--- Begin COLLECTED DATA ---

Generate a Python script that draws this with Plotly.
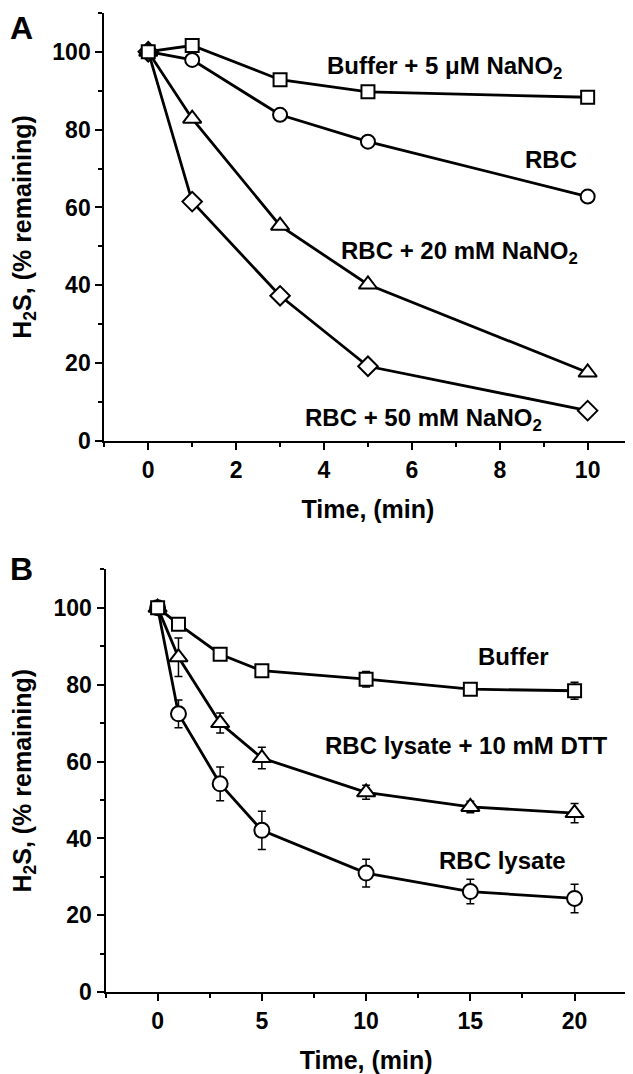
import plotly.graph_objects as go

# ---- Panel A data ----
time_a = [0, 1, 3, 5, 10]
buffer_nitrite = [100, 101.6, 92.8, 89.7, 88.3]
rbc = [100, 97.9, 83.8, 76.9, 62.8]
rbc_20mm = [100, 82.8, 55.3, 40.2, 17.6]
rbc_50mm = [100, 61.5, 37.3, 19.2, 7.8]

# ---- Panel B data ----
time_b = [0, 1, 3, 5, 10, 15, 20]
buffer_b = [100, 95.7, 87.9, 83.6, 81.4, 78.8, 78.4]
buffer_b_err = [0, 1.0, 1.0, 1.3, 2.0, 0.8, 2.2]
lysate_dtt = [100, 87.1, 70.0, 60.9, 52.0, 48.2, 46.6]
lysate_dtt_err = [0, 5.0, 2.6, 2.8, 1.8, 1.5, 2.5]
lysate = [100, 72.4, 54.2, 42.1, 31.0, 26.2, 24.4]
lysate_err = [0, 3.6, 4.4, 5.0, 3.6, 3.2, 3.7]

FONT = "Liberation Sans, Arial, sans-serif"
BLACK = "black"

# page body has an 8 px margin: work in window pixels, shifted by 8
OFF = 8
W, H = 633 - OFF, 1074 - OFF


def px(x):
    return (x - OFF) / W


def py(y):
    return 1 - (y - OFF) / H


fig = go.Figure()


def add(x, y, symbol, size, xa, ya, err=None):
    kw = {}
    if err is not None:
        kw["error_y"] = dict(type="data", array=err, visible=True, color=BLACK,
                             thickness=1.5, width=4)
    fig.add_trace(go.Scatter(
        x=x, y=y, mode="lines+markers", xaxis=xa, yaxis=ya,
        line=dict(color=BLACK, width=2.8),
        marker=dict(symbol=symbol, size=size, color="white",
                    line=dict(color=BLACK, width=2)),
        showlegend=False, **kw))


# Panel A (draw order: diamond, triangle, circle, square on top)
add(time_a, rbc_50mm, "diamond", 15, "x", "y")
add(time_a, rbc_20mm, "triangle-up", 16, "x", "y")
add(time_a, rbc, "circle", 14, "x", "y")
add(time_a, buffer_nitrite, "square", 13, "x", "y")

# Panel B
add(time_b, lysate, "circle", 15, "x2", "y2", lysate_err)
add(time_b, lysate_dtt, "triangle-up", 16, "x2", "y2", lysate_dtt_err)
add(time_b, buffer_b, "square", 13, "x2", "y2", buffer_b_err)

tickfont = dict(family=FONT, size=23, color=BLACK, weight="bold")
titlefont = dict(family=FONT, size=25, color=BLACK, weight="bold")


def xax(rng, dtick, mdtick, domain, anchor):
    return dict(range=rng, domain=domain, anchor=anchor, dtick=dtick, tick0=0,
                showline=True, linecolor=BLACK, linewidth=2, showgrid=False,
                zeroline=False, ticks="outside", ticklen=7, tickwidth=2,
                tickcolor=BLACK, tickfont=tickfont, automargin=False,
                minor=dict(dtick=mdtick, tick0=0, ticks="outside", ticklen=4,
                           tickwidth=2, tickcolor=BLACK, showgrid=False),
                title=dict(text="Time, (min)", font=titlefont, standoff=19))


def yax(domain, anchor):
    return dict(range=[0, 110], domain=domain, anchor=anchor, dtick=20, tick0=0,
                showline=True, linecolor=BLACK, linewidth=2, showgrid=False,
                zeroline=False, ticks="outside", ticklen=7, tickwidth=2,
                tickcolor=BLACK, tickfont=tickfont, automargin=False,
                minor=dict(dtick=10, tick0=0, ticks="outside", ticklen=4,
                           tickwidth=2, tickcolor=BLACK, showgrid=False),
                title=dict(text="H<sub>2</sub>S, (% remaining)", font=titlefont,
                           standoff=23))


fig.update_layout(
    width=W, height=H, margin=dict(l=0, r=0, t=0, b=0),
    paper_bgcolor="white", plot_bgcolor="white",
    font=dict(family=FONT, color=BLACK),
    xaxis=xax([-1, 11], 2, 1, [px(104.3), px(631.6)], "y"),
    yaxis=yax([py(441), py(12.8)], "x"),
    xaxis2=xax([-2.5, 22.5], 5, 2.5, [px(105.5), px(626.7)], "y2"),
    yaxis2=yax([py(992.3), py(569.2)], "x2"),
)

annfont = dict(family=FONT, size=24, color=BLACK, weight="bold")
labels_a = [
    ("Buffer + 5 μM NaNO<sub>2</sub>", 6.75, 96.0),
    ("RBC", 9.17, 72.4),
    ("RBC + 20 mM NaNO<sub>2</sub>", 7.09, 48.5),
    ("RBC + 50 mM NaNO<sub>2</sub>", 6.26, 5.5),
]
labels_b = [
    ("Buffer", 17.09, 87.4),
    ("RBC lysate + 10 mM DTT", 14.77, 64.1),
    ("RBC lysate", 16.56, 34.3),
]
for t, x, y in labels_a:
    fig.add_annotation(text=t, x=x, y=y, xref="x", yref="y", showarrow=False,
                       font=annfont, xanchor="center", yanchor="middle")
for t, x, y in labels_b:
    fig.add_annotation(text=t, x=x, y=y, xref="x2", yref="y2", showarrow=False,
                       font=annfont, xanchor="center", yanchor="middle")

panel_font = dict(family=FONT, size=32, color=BLACK, weight="bold")
fig.add_annotation(text="A", x=0, y=1, xref="paper", yref="paper",
                   showarrow=False, font=panel_font, xanchor="left", yanchor="top")
fig.add_annotation(text="B", x=0, y=py(549), xref="paper", yref="paper",
                   showarrow=False, font=panel_font, xanchor="left", yanchor="top")

fig.write_html("out.html")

--- End COLLECTED DATA ---

EXERCISE DESCRIPTION =
Ignore the images and quote every line of the listing exactly.

SOLUTION FOR THIS PROBLEM =
Generate a Python script that draws this with Plotly.
import plotly.graph_objects as go

# ---- Panel A data ----
time_a = [0, 1, 3, 5, 10]
buffer_nitrite = [100, 101.6, 92.8, 89.7, 88.3]
rbc = [100, 97.9, 83.8, 76.9, 62.8]
rbc_20mm = [100, 82.8, 55.3, 40.2, 17.6]
rbc_50mm = [100, 61.5, 37.3, 19.2, 7.8]

# ---- Panel B data ----
time_b = [0, 1, 3, 5, 10, 15, 20]
buffer_b = [100, 95.7, 87.9, 83.6, 81.4, 78.8, 78.4]
buffer_b_err = [0, 1.0, 1.0, 1.3, 2.0, 0.8, 2.2]
lysate_dtt = [100, 87.1, 70.0, 60.9, 52.0, 48.2, 46.6]
lysate_dtt_err = [0, 5.0, 2.6, 2.8, 1.8, 1.5, 2.5]
lysate = [100, 72.4, 54.2, 42.1, 31.0, 26.2, 24.4]
lysate_err = [0, 3.6, 4.4, 5.0, 3.6, 3.2, 3.7]

FONT = "Liberation Sans, Arial, sans-serif"
BLACK = "black"

# page body has an 8 px margin: work in window pixels, shifted by 8
OFF = 8
W, H = 633 - OFF, 1074 - OFF


def px(x):
    return (x - OFF) / W


def py(y):
    return 1 - (y - OFF) / H


fig = go.Figure()


def add(x, y, symbol, size, xa, ya, err=None):
    kw = {}
    if err is not None:
        kw["error_y"] = dict(type="data", array=err, visible=True, color=BLACK,
                             thickness=1.5, width=4)
    fig.add_trace(go.Scatter(
        x=x, y=y, mode="lines+markers", xaxis=xa, yaxis=ya,
        line=dict(color=BLACK, width=2.8),
        marker=dict(symbol=symbol, size=size, color="white",
                    line=dict(color=BLACK, width=2)),
        showlegend=False, **kw))


# Panel A (draw order: diamond, triangle, circle, square on top)
add(time_a, rbc_50mm, "diamond", 15, "x", "y")
add(time_a, rbc_20mm, "triangle-up", 16, "x", "y")
add(time_a, rbc, "circle", 14, "x", "y")
add(time_a, buffer_nitrite, "square", 13, "x", "y")

# Panel B
add(time_b, lysate, "circle", 15, "x2", "y2", lysate_err)
add(time_b, lysate_dtt, "triangle-up", 16, "x2", "y2", lysate_dtt_err)
add(time_b, buffer_b, "square", 13, "x2", "y2", buffer_b_err)

tickfont = dict(family=FONT, size=23, color=BLACK, weight="bold")
titlefont = dict(family=FONT, size=25, color=BLACK, weight="bold")


def xax(rng, dtick, mdtick, domain, anchor):
    return dict(range=rng, domain=domain, anchor=anchor, dtick=dtick, tick0=0,
                showline=True, linecolor=BLACK, linewidth=2, showgrid=False,
                zeroline=False, ticks="outside", ticklen=7, tickwidth=2,
                tickcolor=BLACK, tickfont=tickfont, automargin=False,
                minor=dict(dtick=mdtick, tick0=0, ticks="outside", ticklen=4,
                           tickwidth=2, tickcolor=BLACK, showgrid=False),
                title=dict(text="Time, (min)", font=titlefont, standoff=19))


def yax(domain, anchor):
    return dict(range=[0, 110], domain=domain, anchor=anchor, dtick=20, tick0=0,
                showline=True, linecolor=BLACK, linewidth=2, showgrid=False,
                zeroline=False, ticks="outside", ticklen=7, tickwidth=2,
                tickcolor=BLACK, tickfont=tickfont, automargin=False,
                minor=dict(dtick=10, tick0=0, ticks="outside", ticklen=4,
                           tickwidth=2, tickcolor=BLACK, showgrid=False),
                title=dict(text="H<sub>2</sub>S, (% remaining)", font=titlefont,
                           standoff=23))


fig.update_layout(
    width=W, height=H, margin=dict(l=0, r=0, t=0, b=0),
    paper_bgcolor="white", plot_bgcolor="white",
    font=dict(family=FONT, color=BLACK),
    xaxis=xax([-1, 11], 2, 1, [px(104.3), px(631.6)], "y"),
    yaxis=yax([py(441), py(12.8)], "x"),
    xaxis2=xax([-2.5, 22.5], 5, 2.5, [px(105.5), px(626.7)], "y2"),
    yaxis2=yax([py(992.3), py(569.2)], "x2"),
)

annfont = dict(family=FONT, size=24, color=BLACK, weight="bold")
labels_a = [
    ("Buffer + 5 μM NaNO<sub>2</sub>", 6.75, 96.0),
    ("RBC", 9.17, 72.4),
    ("RBC + 20 mM NaNO<sub>2</sub>", 7.09, 48.5),
    ("RBC + 50 mM NaNO<sub>2</sub>", 6.26, 5.5),
]
labels_b = [
    ("Buffer", 17.09, 87.4),
    ("RBC lysate + 10 mM DTT", 14.77, 64.1),
    ("RBC lysate", 16.56, 34.3),
]
for t, x, y in labels_a:
    fig.add_annotation(text=t, x=x, y=y, xref="x", yref="y", showarrow=False,
                       font=annfont, xanchor="center", yanchor="middle")
for t, x, y in labels_b:
    fig.add_annotation(text=t, x=x, y=y, xref="x2", yref="y2", showarrow=False,
                       font=annfont, xanchor="center", yanchor="middle")

panel_font = dict(family=FONT, size=32, color=BLACK, weight="bold")
fig.add_annotation(text="A", x=0, y=1, xref="paper", yref="paper",
                   showarrow=False, font=panel_font, xanchor="left", yanchor="top")
fig.add_annotation(text="B", x=0, y=py(549), xref="paper", yref="paper",
                   showarrow=False, font=panel_font, xanchor="left", yanchor="top")

fig.write_html("out.html")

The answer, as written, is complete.